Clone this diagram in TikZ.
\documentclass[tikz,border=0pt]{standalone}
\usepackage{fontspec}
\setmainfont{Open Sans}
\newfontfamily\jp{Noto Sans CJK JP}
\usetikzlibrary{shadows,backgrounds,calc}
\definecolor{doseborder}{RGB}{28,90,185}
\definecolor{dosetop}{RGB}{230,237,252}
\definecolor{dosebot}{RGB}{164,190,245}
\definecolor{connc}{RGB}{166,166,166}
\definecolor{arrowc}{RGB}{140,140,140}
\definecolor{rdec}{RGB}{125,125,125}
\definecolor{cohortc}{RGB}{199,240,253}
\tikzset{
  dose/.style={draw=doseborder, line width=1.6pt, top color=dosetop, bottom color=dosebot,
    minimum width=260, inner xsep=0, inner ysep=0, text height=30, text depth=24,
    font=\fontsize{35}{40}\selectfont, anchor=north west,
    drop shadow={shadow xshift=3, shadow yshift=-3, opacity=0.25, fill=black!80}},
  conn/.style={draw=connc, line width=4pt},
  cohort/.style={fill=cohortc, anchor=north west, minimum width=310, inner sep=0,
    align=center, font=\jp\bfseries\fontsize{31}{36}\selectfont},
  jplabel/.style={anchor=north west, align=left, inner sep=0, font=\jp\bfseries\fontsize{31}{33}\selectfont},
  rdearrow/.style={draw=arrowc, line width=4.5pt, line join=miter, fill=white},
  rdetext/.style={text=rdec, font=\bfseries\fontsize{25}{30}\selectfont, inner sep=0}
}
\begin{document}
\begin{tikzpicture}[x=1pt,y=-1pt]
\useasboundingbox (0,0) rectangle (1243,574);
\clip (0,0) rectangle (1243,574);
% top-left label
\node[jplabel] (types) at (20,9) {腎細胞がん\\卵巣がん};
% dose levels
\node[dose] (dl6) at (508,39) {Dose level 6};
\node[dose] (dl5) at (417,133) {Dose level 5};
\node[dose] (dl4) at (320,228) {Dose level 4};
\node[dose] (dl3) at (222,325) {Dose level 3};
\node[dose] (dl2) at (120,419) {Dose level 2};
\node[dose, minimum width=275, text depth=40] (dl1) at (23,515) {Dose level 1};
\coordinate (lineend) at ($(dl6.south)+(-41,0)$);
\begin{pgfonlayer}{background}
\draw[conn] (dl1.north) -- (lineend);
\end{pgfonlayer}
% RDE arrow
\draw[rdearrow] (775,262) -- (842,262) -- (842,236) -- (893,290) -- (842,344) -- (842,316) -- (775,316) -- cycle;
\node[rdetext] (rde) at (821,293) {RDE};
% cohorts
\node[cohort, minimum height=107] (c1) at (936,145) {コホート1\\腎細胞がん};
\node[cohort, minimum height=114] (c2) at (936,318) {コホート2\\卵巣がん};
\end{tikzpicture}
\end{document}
**********
**WHAT TO DO:**
Extract the data in full. Keep it word for word.

**RESULT:**
Clone this diagram in TikZ.
\documentclass[tikz,border=0pt]{standalone}
\usepackage{fontspec}
\setmainfont{Open Sans}
\newfontfamily\jp{Noto Sans CJK JP}
\usetikzlibrary{shadows,backgrounds,calc}
\definecolor{doseborder}{RGB}{28,90,185}
\definecolor{dosetop}{RGB}{230,237,252}
\definecolor{dosebot}{RGB}{164,190,245}
\definecolor{connc}{RGB}{166,166,166}
\definecolor{arrowc}{RGB}{140,140,140}
\definecolor{rdec}{RGB}{125,125,125}
\definecolor{cohortc}{RGB}{199,240,253}
\tikzset{
  dose/.style={draw=doseborder, line width=1.6pt, top color=dosetop, bottom color=dosebot,
    minimum width=260, inner xsep=0, inner ysep=0, text height=30, text depth=24,
    font=\fontsize{35}{40}\selectfont, anchor=north west,
    drop shadow={shadow xshift=3, shadow yshift=-3, opacity=0.25, fill=black!80}},
  conn/.style={draw=connc, line width=4pt},
  cohort/.style={fill=cohortc, anchor=north west, minimum width=310, inner sep=0,
    align=center, font=\jp\bfseries\fontsize{31}{36}\selectfont},
  jplabel/.style={anchor=north west, align=left, inner sep=0, font=\jp\bfseries\fontsize{31}{33}\selectfont},
  rdearrow/.style={draw=arrowc, line width=4.5pt, line join=miter, fill=white},
  rdetext/.style={text=rdec, font=\bfseries\fontsize{25}{30}\selectfont, inner sep=0}
}
\begin{document}
\begin{tikzpicture}[x=1pt,y=-1pt]
\useasboundingbox (0,0) rectangle (1243,574);
\clip (0,0) rectangle (1243,574);
% top-left label
\node[jplabel] (types) at (20,9) {腎細胞がん\\卵巣がん};
% dose levels
\node[dose] (dl6) at (508,39) {Dose level 6};
\node[dose] (dl5) at (417,133) {Dose level 5};
\node[dose] (dl4) at (320,228) {Dose level 4};
\node[dose] (dl3) at (222,325) {Dose level 3};
\node[dose] (dl2) at (120,419) {Dose level 2};
\node[dose, minimum width=275, text depth=40] (dl1) at (23,515) {Dose level 1};
\coordinate (lineend) at ($(dl6.south)+(-41,0)$);
\begin{pgfonlayer}{background}
\draw[conn] (dl1.north) -- (lineend);
\end{pgfonlayer}
% RDE arrow
\draw[rdearrow] (775,262) -- (842,262) -- (842,236) -- (893,290) -- (842,344) -- (842,316) -- (775,316) -- cycle;
\node[rdetext] (rde) at (821,293) {RDE};
% cohorts
\node[cohort, minimum height=107] (c1) at (936,145) {コホート1\\腎細胞がん};
\node[cohort, minimum height=114] (c2) at (936,318) {コホート2\\卵巣がん};
\end{tikzpicture}
\end{document}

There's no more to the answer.